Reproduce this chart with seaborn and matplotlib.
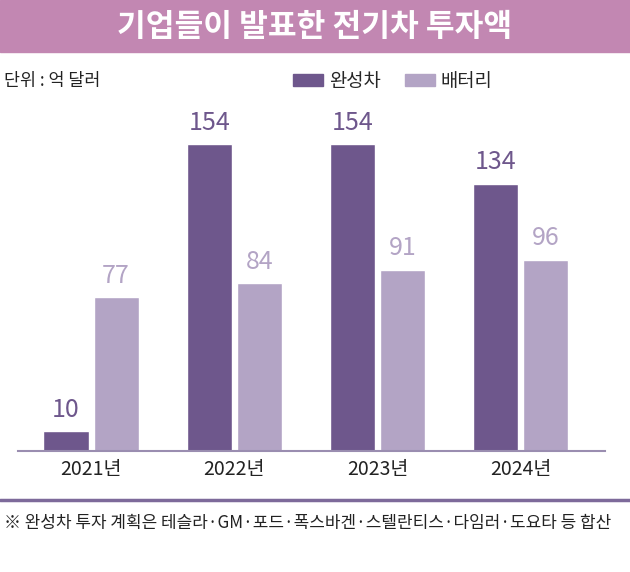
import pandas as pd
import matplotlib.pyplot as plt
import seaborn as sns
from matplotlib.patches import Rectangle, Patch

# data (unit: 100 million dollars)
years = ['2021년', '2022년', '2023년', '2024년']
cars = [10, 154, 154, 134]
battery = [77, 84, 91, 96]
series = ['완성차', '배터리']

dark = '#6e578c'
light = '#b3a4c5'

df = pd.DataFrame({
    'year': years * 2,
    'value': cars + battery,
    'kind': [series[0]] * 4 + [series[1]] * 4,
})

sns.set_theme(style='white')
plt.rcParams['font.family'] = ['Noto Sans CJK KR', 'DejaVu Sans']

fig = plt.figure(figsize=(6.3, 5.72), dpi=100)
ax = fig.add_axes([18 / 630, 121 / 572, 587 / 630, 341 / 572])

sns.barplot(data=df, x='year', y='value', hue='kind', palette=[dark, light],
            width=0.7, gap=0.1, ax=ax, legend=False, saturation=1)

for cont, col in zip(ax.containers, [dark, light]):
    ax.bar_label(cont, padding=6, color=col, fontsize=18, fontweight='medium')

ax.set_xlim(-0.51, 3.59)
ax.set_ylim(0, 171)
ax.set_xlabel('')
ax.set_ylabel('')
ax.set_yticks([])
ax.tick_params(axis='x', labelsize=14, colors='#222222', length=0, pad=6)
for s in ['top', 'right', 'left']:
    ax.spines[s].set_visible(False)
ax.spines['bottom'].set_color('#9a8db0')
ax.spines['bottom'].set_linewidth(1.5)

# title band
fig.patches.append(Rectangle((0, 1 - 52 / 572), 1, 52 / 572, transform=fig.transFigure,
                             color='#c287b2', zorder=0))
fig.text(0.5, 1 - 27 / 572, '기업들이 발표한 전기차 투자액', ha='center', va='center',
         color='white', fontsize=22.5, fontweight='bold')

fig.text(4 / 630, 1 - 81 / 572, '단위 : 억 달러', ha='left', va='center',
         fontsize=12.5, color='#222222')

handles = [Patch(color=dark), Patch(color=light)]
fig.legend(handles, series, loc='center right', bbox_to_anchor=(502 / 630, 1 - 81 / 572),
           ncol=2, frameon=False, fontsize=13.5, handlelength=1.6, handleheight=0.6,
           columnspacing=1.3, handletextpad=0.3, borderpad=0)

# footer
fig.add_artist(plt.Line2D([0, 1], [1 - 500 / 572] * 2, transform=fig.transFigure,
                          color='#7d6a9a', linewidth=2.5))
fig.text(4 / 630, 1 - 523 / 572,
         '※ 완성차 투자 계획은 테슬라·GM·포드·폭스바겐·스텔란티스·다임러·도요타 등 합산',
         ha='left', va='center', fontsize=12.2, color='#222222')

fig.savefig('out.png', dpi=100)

= = = = =

> [DESCRIPTION OF THE TASK]:
Determine how many lines of the material include the string "chart". Output only that count.

> [TASK RESULT]:
1